The team’s vision for Kipscombe Farm is to exponentially improve the land for wildlife and implement a productive farming system. More trees, grazing cattle, and lots of electric fence to enable rotational grazing. If we care for the land our animals will thrive, and the slowly depleting wildlife will return. But what do I mean by “care for the land?” To begin I would like to talk about the foundation of it all, soil health.

Soil is integral to our healthful life on this planet. The advent of intensive agricultural productivity, coupled with the ‘development’ of farming technology and science, urbanisation, and climate change have seen our soils ploughed up, overgrazed, chemically altered, built on, heated up, and generally depleted. 

Maintaining healthy soil is important. Consequently, improving the health of our soil at Kipscombe Farm is central to our vision. If our soil is well maintained, our plants will grow well, and in turn provide nutritious food for our animals and wildlife, shade and protect the soil, and provide homes for more small mammals and invertebrates. 

When we took the farm all the land had been overgrazed by sheep, some of the fields had been ploughed to plant rooting crops within the last 50 years, and lime had been applied. Certain fields were almost certainly suffering from compaction, and we had noticed puddling and run-off at the bottom of some of our steeper fields (especially during the first winter we had the farm).

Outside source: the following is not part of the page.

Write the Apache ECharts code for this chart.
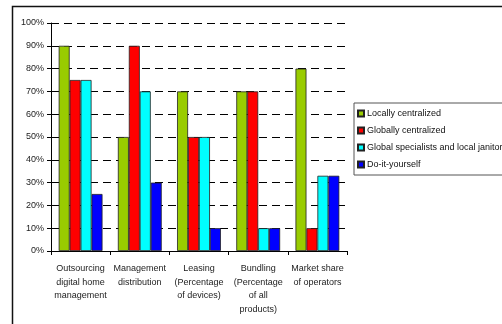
<!DOCTYPE html>
<html>
<head>
<meta charset="utf-8">
<script src="https://cdn.jsdelivr.net/npm/echarts@6/dist/echarts.min.js"></script>
<style>
  html, body { margin: 0; padding: 0; background: #fff; }
  #chart { width: 502px; height: 324px; }
</style>
</head>
<body>
<div id="chart"></div>
<script>
// Categories (x axis)
const categories = [
  'Outsourcing\ndigital home\nmanagement',
  'Management\ndistribution',
  'Leasing\n(Percentage\nof devices)',
  'Bundling\n(Percentage\nof all\nproducts)',
  'Market share\nof operators'
];

// Series values, in percent
const locallyCentralized = [90, 50, 70, 70, 80];
const globallyCentralized = [75, 90, 50, 70, 10];
const globalSpecialists = [75, 70, 50, 10, 33];
const doItYourself = [25, 30, 10, 10, 33];

const seriesNames = [
  'Locally centralized',
  'Globally centralized',
  'Global specialists and local janitors',
  'Do-it-yourself'
];
const seriesData = [locallyCentralized, globallyCentralized, globalSpecialists, doItYourself];
const seriesColors = ['#99cc00', '#ff0000', '#00ffff', '#0000ff'];

const FONT = '"Liberation Sans", Arial, sans-serif';

const chart = echarts.init(document.getElementById('chart'), null, { renderer: 'canvas' });

chart.setOption({
  animation: false,
  backgroundColor: '#fff',
  textStyle: { fontFamily: FONT },
  graphic: [{
    type: 'rect',
    shape: { x: 12.5, y: 6.5, width: 500, height: 330 },
    style: { fill: 'none', stroke: '#111', lineWidth: 1.5 },
    z: -1
  }],
  grid: { left: 51, top: 23, right: 155, bottom: 73 },
  legend: {
    orient: 'vertical',
    left: 354,
    top: 103,
    padding: [5, 6, 5, 3],
    itemWidth: 6,
    itemHeight: 6,
    itemGap: 6,
    icon: 'rect',
    backgroundColor: '#fff',
    borderColor: '#555',
    borderWidth: 1,
    textStyle: { fontFamily: FONT, fontSize: 9, color: '#111', lineHeight: 11, padding: [0, 0, 0, -2] },
    data: seriesNames
  },
  xAxis: {
    type: 'category',
    data: categories,
    axisLine: { lineStyle: { color: '#000', width: 1 } },
    axisTick: { show: true, length: 4, lineStyle: { color: '#000' } },
    axisLabel: {
      interval: 0,
      fontFamily: FONT,
      fontSize: 9,
      color: '#222',
      lineHeight: 13.5,
      margin: 11
    }
  },
  yAxis: {
    type: 'value',
    min: 0,
    max: 100,
    interval: 10,
    axisLine: { show: true, lineStyle: { color: '#000', width: 1 } },
    axisTick: { show: true, length: 4, lineStyle: { color: '#000' } },
    axisLabel: {
      formatter: '{value}%',
      fontFamily: FONT,
      fontSize: 9,
      color: '#222',
      margin: 7
    },
    splitLine: {
      show: true,
      lineStyle: { color: '#000', type: [8, 5], width: 1 }
    }
  },
  series: seriesData.map((data, i) => ({
    name: seriesNames[i],
    type: 'bar',
    data: data,
    barGap: '0%',
    barCategoryGap: '26%',
    itemStyle: {
      color: seriesColors[i],
      borderColor: '#222',
      borderWidth: 0.8
    }
  }))
});
</script>
</body>
</html>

We completed both standard and more specific farm soil surveys across all fields on the farm, which showed that in general our soil is not in dire condition, but it could be so much more abundant and productive. As a result of this survey it is apparent our sward is shallow rooting (meaning plants won’t benefit from nutrients held in all levels of the soil, or from moisture locked deep in the soil. The roots will not aerate the soil efficiently), we have compaction issues ( in places you can’t dig more than 120mm before hitting a very hard stony layer), the soil is probably lacking in glomalin (or soil glue – which helps to bind carbon into the soil) and does not readily stick to the plant roots, and there are very few earth worms – meaning less aerated soil and organic matter is less readily decomposed.

To help combat this situation, we are implementing a holistic grazing system. We hope that by rotationally grazing cattle, planting trees, and limiting vehicle access onto the site, we will improve the soil’s organic matter content, increase the fungi present in the soil, shelter the soil, and reduce any compaction issues. In combination with our tree planting, the cattle will also help dramatically improve our soil health. This isn’t a quick fix, but hopefully in time, with some determination, and consistent surveying will be begin to see some positive changes.

Plans for the future (our vision for Watersmeet Estate)

Upon visiting the wooded pasture and meadows of the Watersmeet Estate, you will be welcomed by our herd of pedigree Long Horn cattle and our herd of Exmoor ponies. In small numbers, these animals roam free amongst woodland pasture and heathland, providing the backbone of our habitat management.  

Regularly moved to new grazing, by chewing, pooing, and trampling, the animals are a part of the natural process that maintain healthy, diverse, natural habitats here on West Exmoor. Rugged native breeds, they are suited to the landscape; thriving year-round off a diet of herb rich grazing and browsing, which provide essential nutrients and minerals necessary to produce vigorous offspring.  

Woodland pasture, planted by Rangers and Volunteers, offers the animals shelter from the elements, and provides a connection between the coastal woodland of the Bristol Channel, and the sessile oak woodland of Watersmeet Valley. A variety of bird, bat, butterfly, reptile and invertebrate species flourish here, taking advantage of the expansive, breeding, hunting and nesting grounds. 

The vitality of this area can be tasted in organic beef and lamb reared on the estate, which can be purchased in Watersmeet tea-gardens near Lynmouth or the Hunter’s Inn pub in the Heddon Valley. Meat sales ensure the farm is financially sustainable, and remains viable during a period of reducing government subsidy.  

From Catering to Caretakers, Shop Staff to Rangers, the National Trust team on West Exmoor work hard to ensure visitors feel connect to their ethos of "nature friendly farming; building healthy habitats for all". And with a range of accommodation to suit every budget, from farm camping to holiday cottages, there is ample opportunity for guests to come, linger, and breathe in this magnificent place."